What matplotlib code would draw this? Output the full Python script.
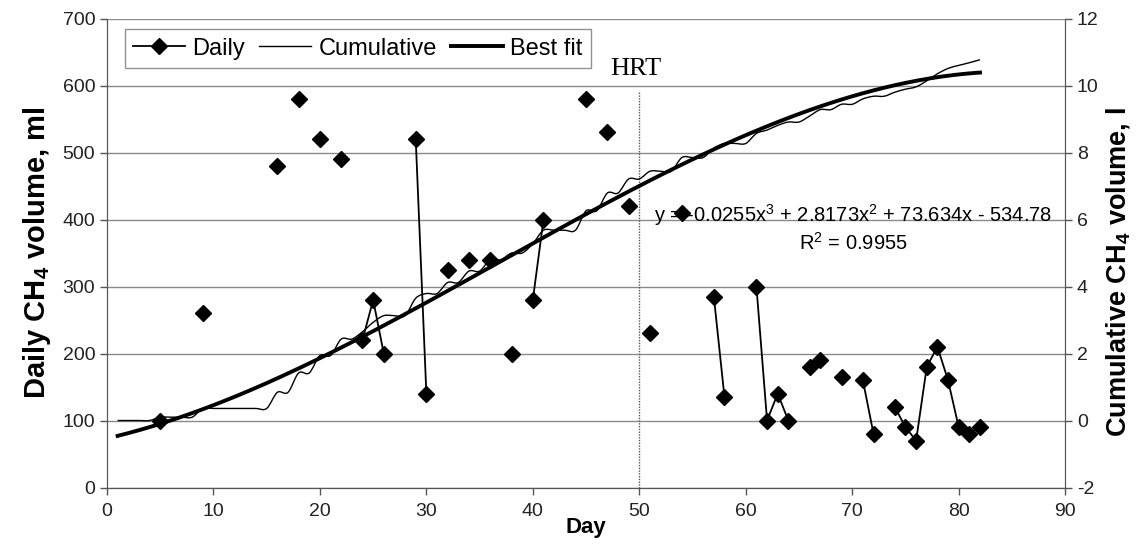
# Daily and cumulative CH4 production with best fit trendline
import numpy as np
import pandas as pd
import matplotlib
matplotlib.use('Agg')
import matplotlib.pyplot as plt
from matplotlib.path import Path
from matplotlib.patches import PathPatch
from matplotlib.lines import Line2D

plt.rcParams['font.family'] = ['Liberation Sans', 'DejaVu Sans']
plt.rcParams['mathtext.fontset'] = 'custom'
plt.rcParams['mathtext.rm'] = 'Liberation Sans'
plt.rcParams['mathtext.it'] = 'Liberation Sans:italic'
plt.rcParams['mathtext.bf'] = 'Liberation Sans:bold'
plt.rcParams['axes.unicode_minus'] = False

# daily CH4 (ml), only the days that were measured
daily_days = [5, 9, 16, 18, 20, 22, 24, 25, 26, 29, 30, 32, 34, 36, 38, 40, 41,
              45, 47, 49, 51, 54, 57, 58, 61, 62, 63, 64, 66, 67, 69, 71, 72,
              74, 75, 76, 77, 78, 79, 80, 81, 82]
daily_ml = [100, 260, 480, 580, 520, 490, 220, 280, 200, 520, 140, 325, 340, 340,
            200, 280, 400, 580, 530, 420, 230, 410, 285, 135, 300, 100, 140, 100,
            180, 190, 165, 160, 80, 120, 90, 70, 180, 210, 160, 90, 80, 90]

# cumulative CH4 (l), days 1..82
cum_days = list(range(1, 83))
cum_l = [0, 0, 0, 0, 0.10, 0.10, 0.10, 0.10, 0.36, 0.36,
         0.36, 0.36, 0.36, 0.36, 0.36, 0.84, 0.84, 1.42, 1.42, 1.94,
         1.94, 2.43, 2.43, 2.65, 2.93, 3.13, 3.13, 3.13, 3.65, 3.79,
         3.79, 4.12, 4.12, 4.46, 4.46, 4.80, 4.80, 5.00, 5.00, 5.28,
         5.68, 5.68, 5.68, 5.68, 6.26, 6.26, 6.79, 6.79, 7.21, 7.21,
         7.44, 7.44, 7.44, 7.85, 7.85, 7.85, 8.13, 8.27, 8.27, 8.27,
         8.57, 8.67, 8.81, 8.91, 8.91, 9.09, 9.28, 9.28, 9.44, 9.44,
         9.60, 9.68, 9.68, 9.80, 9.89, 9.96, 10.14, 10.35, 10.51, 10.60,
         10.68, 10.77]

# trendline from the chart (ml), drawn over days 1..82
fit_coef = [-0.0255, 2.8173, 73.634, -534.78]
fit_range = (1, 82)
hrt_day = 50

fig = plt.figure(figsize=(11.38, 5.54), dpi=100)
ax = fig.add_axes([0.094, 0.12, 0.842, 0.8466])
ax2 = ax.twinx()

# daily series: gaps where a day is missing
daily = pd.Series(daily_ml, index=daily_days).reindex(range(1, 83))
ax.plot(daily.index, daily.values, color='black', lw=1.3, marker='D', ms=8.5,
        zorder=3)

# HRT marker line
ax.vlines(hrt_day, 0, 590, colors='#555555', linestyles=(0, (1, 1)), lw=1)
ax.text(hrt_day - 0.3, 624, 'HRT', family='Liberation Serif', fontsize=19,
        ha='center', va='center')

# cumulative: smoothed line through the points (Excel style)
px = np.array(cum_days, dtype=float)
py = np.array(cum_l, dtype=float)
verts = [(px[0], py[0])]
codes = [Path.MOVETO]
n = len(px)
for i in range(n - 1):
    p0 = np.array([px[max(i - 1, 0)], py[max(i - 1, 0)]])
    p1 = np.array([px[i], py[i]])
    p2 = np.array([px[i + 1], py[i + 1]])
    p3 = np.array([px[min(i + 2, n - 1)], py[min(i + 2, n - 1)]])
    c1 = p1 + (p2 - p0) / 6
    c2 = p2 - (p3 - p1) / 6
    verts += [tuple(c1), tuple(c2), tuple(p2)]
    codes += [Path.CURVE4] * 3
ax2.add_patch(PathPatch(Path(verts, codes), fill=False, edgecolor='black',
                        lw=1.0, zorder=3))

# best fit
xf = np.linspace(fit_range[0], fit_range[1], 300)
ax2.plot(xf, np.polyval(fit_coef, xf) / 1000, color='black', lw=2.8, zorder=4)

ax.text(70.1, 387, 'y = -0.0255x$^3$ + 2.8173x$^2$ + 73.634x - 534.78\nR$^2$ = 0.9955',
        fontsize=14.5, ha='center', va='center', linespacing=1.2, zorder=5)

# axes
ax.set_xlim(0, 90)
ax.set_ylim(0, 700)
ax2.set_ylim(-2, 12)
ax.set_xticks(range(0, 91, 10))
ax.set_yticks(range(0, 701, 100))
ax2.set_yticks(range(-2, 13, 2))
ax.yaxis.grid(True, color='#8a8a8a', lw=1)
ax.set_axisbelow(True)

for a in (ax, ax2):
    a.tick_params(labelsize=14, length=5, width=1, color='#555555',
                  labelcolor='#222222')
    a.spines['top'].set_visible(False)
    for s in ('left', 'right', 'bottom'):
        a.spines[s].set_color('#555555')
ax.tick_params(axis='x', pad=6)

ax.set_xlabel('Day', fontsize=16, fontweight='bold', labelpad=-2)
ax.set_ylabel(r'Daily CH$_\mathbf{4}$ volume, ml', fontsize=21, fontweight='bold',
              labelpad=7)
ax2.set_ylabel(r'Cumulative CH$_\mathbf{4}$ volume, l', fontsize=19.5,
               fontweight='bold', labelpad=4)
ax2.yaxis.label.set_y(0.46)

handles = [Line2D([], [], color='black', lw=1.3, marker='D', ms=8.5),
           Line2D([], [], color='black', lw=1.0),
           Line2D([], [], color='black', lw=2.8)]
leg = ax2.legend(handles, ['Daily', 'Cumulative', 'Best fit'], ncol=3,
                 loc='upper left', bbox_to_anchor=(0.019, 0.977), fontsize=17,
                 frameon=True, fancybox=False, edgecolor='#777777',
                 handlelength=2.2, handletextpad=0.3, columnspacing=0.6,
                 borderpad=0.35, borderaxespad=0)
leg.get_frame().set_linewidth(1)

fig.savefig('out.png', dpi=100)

(Task goal)
Set the pictures aside and transcribe the data above exactly.

(Answer to this task)
What matplotlib code would draw this? Output the full Python script.
# Daily and cumulative CH4 production with best fit trendline
import numpy as np
import pandas as pd
import matplotlib
matplotlib.use('Agg')
import matplotlib.pyplot as plt
from matplotlib.path import Path
from matplotlib.patches import PathPatch
from matplotlib.lines import Line2D

plt.rcParams['font.family'] = ['Liberation Sans', 'DejaVu Sans']
plt.rcParams['mathtext.fontset'] = 'custom'
plt.rcParams['mathtext.rm'] = 'Liberation Sans'
plt.rcParams['mathtext.it'] = 'Liberation Sans:italic'
plt.rcParams['mathtext.bf'] = 'Liberation Sans:bold'
plt.rcParams['axes.unicode_minus'] = False

# daily CH4 (ml), only the days that were measured
daily_days = [5, 9, 16, 18, 20, 22, 24, 25, 26, 29, 30, 32, 34, 36, 38, 40, 41,
              45, 47, 49, 51, 54, 57, 58, 61, 62, 63, 64, 66, 67, 69, 71, 72,
              74, 75, 76, 77, 78, 79, 80, 81, 82]
daily_ml = [100, 260, 480, 580, 520, 490, 220, 280, 200, 520, 140, 325, 340, 340,
            200, 280, 400, 580, 530, 420, 230, 410, 285, 135, 300, 100, 140, 100,
            180, 190, 165, 160, 80, 120, 90, 70, 180, 210, 160, 90, 80, 90]

# cumulative CH4 (l), days 1..82
cum_days = list(range(1, 83))
cum_l = [0, 0, 0, 0, 0.10, 0.10, 0.10, 0.10, 0.36, 0.36,
         0.36, 0.36, 0.36, 0.36, 0.36, 0.84, 0.84, 1.42, 1.42, 1.94,
         1.94, 2.43, 2.43, 2.65, 2.93, 3.13, 3.13, 3.13, 3.65, 3.79,
         3.79, 4.12, 4.12, 4.46, 4.46, 4.80, 4.80, 5.00, 5.00, 5.28,
         5.68, 5.68, 5.68, 5.68, 6.26, 6.26, 6.79, 6.79, 7.21, 7.21,
         7.44, 7.44, 7.44, 7.85, 7.85, 7.85, 8.13, 8.27, 8.27, 8.27,
         8.57, 8.67, 8.81, 8.91, 8.91, 9.09, 9.28, 9.28, 9.44, 9.44,
         9.60, 9.68, 9.68, 9.80, 9.89, 9.96, 10.14, 10.35, 10.51, 10.60,
         10.68, 10.77]

# trendline from the chart (ml), drawn over days 1..82
fit_coef = [-0.0255, 2.8173, 73.634, -534.78]
fit_range = (1, 82)
hrt_day = 50

fig = plt.figure(figsize=(11.38, 5.54), dpi=100)
ax = fig.add_axes([0.094, 0.12, 0.842, 0.8466])
ax2 = ax.twinx()

# daily series: gaps where a day is missing
daily = pd.Series(daily_ml, index=daily_days).reindex(range(1, 83))
ax.plot(daily.index, daily.values, color='black', lw=1.3, marker='D', ms=8.5,
        zorder=3)

# HRT marker line
ax.vlines(hrt_day, 0, 590, colors='#555555', linestyles=(0, (1, 1)), lw=1)
ax.text(hrt_day - 0.3, 624, 'HRT', family='Liberation Serif', fontsize=19,
        ha='center', va='center')

# cumulative: smoothed line through the points (Excel style)
px = np.array(cum_days, dtype=float)
py = np.array(cum_l, dtype=float)
verts = [(px[0], py[0])]
codes = [Path.MOVETO]
n = len(px)
for i in range(n - 1):
    p0 = np.array([px[max(i - 1, 0)], py[max(i - 1, 0)]])
    p1 = np.array([px[i], py[i]])
    p2 = np.array([px[i + 1], py[i + 1]])
    p3 = np.array([px[min(i + 2, n - 1)], py[min(i + 2, n - 1)]])
    c1 = p1 + (p2 - p0) / 6
    c2 = p2 - (p3 - p1) / 6
    verts += [tuple(c1), tuple(c2), tuple(p2)]
    codes += [Path.CURVE4] * 3
ax2.add_patch(PathPatch(Path(verts, codes), fill=False, edgecolor='black',
                        lw=1.0, zorder=3))

# best fit
xf = np.linspace(fit_range[0], fit_range[1], 300)
ax2.plot(xf, np.polyval(fit_coef, xf) / 1000, color='black', lw=2.8, zorder=4)

ax.text(70.1, 387, 'y = -0.0255x$^3$ + 2.8173x$^2$ + 73.634x - 534.78\nR$^2$ = 0.9955',
        fontsize=14.5, ha='center', va='center', linespacing=1.2, zorder=5)

# axes
ax.set_xlim(0, 90)
ax.set_ylim(0, 700)
ax2.set_ylim(-2, 12)
ax.set_xticks(range(0, 91, 10))
ax.set_yticks(range(0, 701, 100))
ax2.set_yticks(range(-2, 13, 2))
ax.yaxis.grid(True, color='#8a8a8a', lw=1)
ax.set_axisbelow(True)

for a in (ax, ax2):
    a.tick_params(labelsize=14, length=5, width=1, color='#555555',
                  labelcolor='#222222')
    a.spines['top'].set_visible(False)
    for s in ('left', 'right', 'bottom'):
        a.spines[s].set_color('#555555')
ax.tick_params(axis='x', pad=6)

ax.set_xlabel('Day', fontsize=16, fontweight='bold', labelpad=-2)
ax.set_ylabel(r'Daily CH$_\mathbf{4}$ volume, ml', fontsize=21, fontweight='bold',
              labelpad=7)
ax2.set_ylabel(r'Cumulative CH$_\mathbf{4}$ volume, l', fontsize=19.5,
               fontweight='bold', labelpad=4)
ax2.yaxis.label.set_y(0.46)

handles = [Line2D([], [], color='black', lw=1.3, marker='D', ms=8.5),
           Line2D([], [], color='black', lw=1.0),
           Line2D([], [], color='black', lw=2.8)]
leg = ax2.legend(handles, ['Daily', 'Cumulative', 'Best fit'], ncol=3,
                 loc='upper left', bbox_to_anchor=(0.019, 0.977), fontsize=17,
                 frameon=True, fancybox=False, edgecolor='#777777',
                 handlelength=2.2, handletextpad=0.3, columnspacing=0.6,
                 borderpad=0.35, borderaxespad=0)
leg.get_frame().set_linewidth(1)

fig.savefig('out.png', dpi=100)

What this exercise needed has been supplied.